Many of the star works of art at Firle were inherited between 1945 and 1952 by Imogen (1905-1969), wife of the 6thViscount Gage (1895-1982), who was a Grenfell from Taplow Court , Berkshire and whose ancestors included the Cowpers, whose seat was at Panshanger House, Hertfordshire, and the Melbournes whose homes included Melbourne House, Piccadilly (now Albany), Brocket Hall, Hertfordshire, and Melbourne Hall in Derbyshire. A selection of Italian paintings purchased by the celebrated collector, the 3rd Earl Cowper (1738-1789) are hung in the Upstairs Drawing Room, while his successor and son, the 5th Earl Cowper’s (1769-1830) taste was more inclined towards Dutch and Flemish paintings, exemplified by the Salomon van Ruysdael (1600-1670) wooded river landscape, signed and dated 1644, hanging in the Dining Room. The 5th Earl also purchased the ‘Coastal Scene with Fishermen’, by Salvator Rosa hanging in the upstairs Long Gallery. A large canvas of ‘The Wine Harvest’ by David Teniers the Younger (1610-1690), was acquired by the lst Viscount Melbourne (1745-1828) and hung at Brocket Hall, today it takes pride of place over the mantelpiece in the Long Gallery. Johann Zoffany’s (1733-1810) portraits of the 3rd Earl Cowper, shown standing in the grounds of Cowper’s Villa Palmiere, near Fiesole, and the companion portrait of his wife, Anne Gore (ca. 1758-1826) painted in Florence in 1774, a year before their marriage, dressed as a Savoyarde, hang at the end of the room. Perhaps the most important pieces of French furniture in the Long Gallery are a pair of commodes, of a style known as commode en tombeau, by Pierre Daneau (b.1673-), confirmed by two paper labels hidden behind the drawers signed ‘Daneau a Paris 1733’, an extremely rare example of an identified piece of French furniture before the introduction of the compulsory stamp in 1743.
The ‘Panshanger Cabinets’ in the Upstairs Drawing Room, ranking among the few named pieces of Chippendale furniture and veneered in cherry wood, were originally commissioned by the lst Viscount Melbourne as bookcases for Melbourne House in Piccadilly. Lord Melbourne’s Lexicons, in Greek and Latin, signed and dated by him, were discovered during conservation, when the side doors were unlocked. Also from Melbourne House, and subsequently Brocket Hall are a pair of rare Sèvres Vases, on ormolu mounts, with a bleu de roi gound, and unusual Chinoiseriedecorated panels.
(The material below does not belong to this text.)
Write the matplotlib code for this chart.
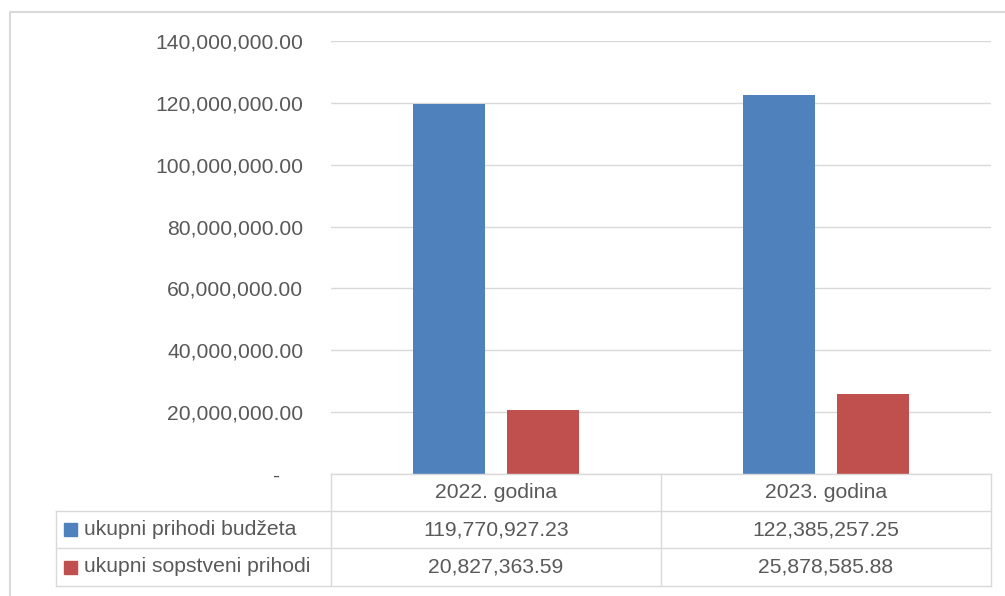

Painted by Charles Nicholas Dodin (1734-1803), they were intended as flower vases, and would have been planted with luxurious tulips during the winter, and held cut flowers during the remaining months. A pair of vase hollandois, apparently from the same garniture are how at the Rijksmuseum, in Amsterdam. And another rarity is a single vase hollandois nouveau with a pink ‘marbled’ ground, also intended as a flower vase, the pair to which is in the Forsyth Wickes collection, at the Museum of Fine Arts, Boston.
The Library houses an important collection of books and manuscripts including Gerardus Mercator’s (1512-1594) Atlas dated 1591-3; a first edition by the astronomer William Gilbert (1544-1603) on magnetism, ca. 1600; and the ‘Curse of Minerva’ by Lord Byron (1788-1824), dedicated in his hand to Caroline Lamb (1785-1828) in 1812, with a Panshanger bookplate.
Succeeding generations have continued to add to the collection. The 6th Viscount’s portrait was painted by John St Helier Lander (1868-1944) in 1933 and also by Michael Lambert Tree (1921-1999) in 1959. The 7th Viscount (1932-1993) sat to Duncan Grant (1885-1978) in 1967, and the 8th Viscount (1934-) was painted by Daphne Todd OBE (1947-) and sculpted in bronze by Chelsea Renton (1965-) in 2004.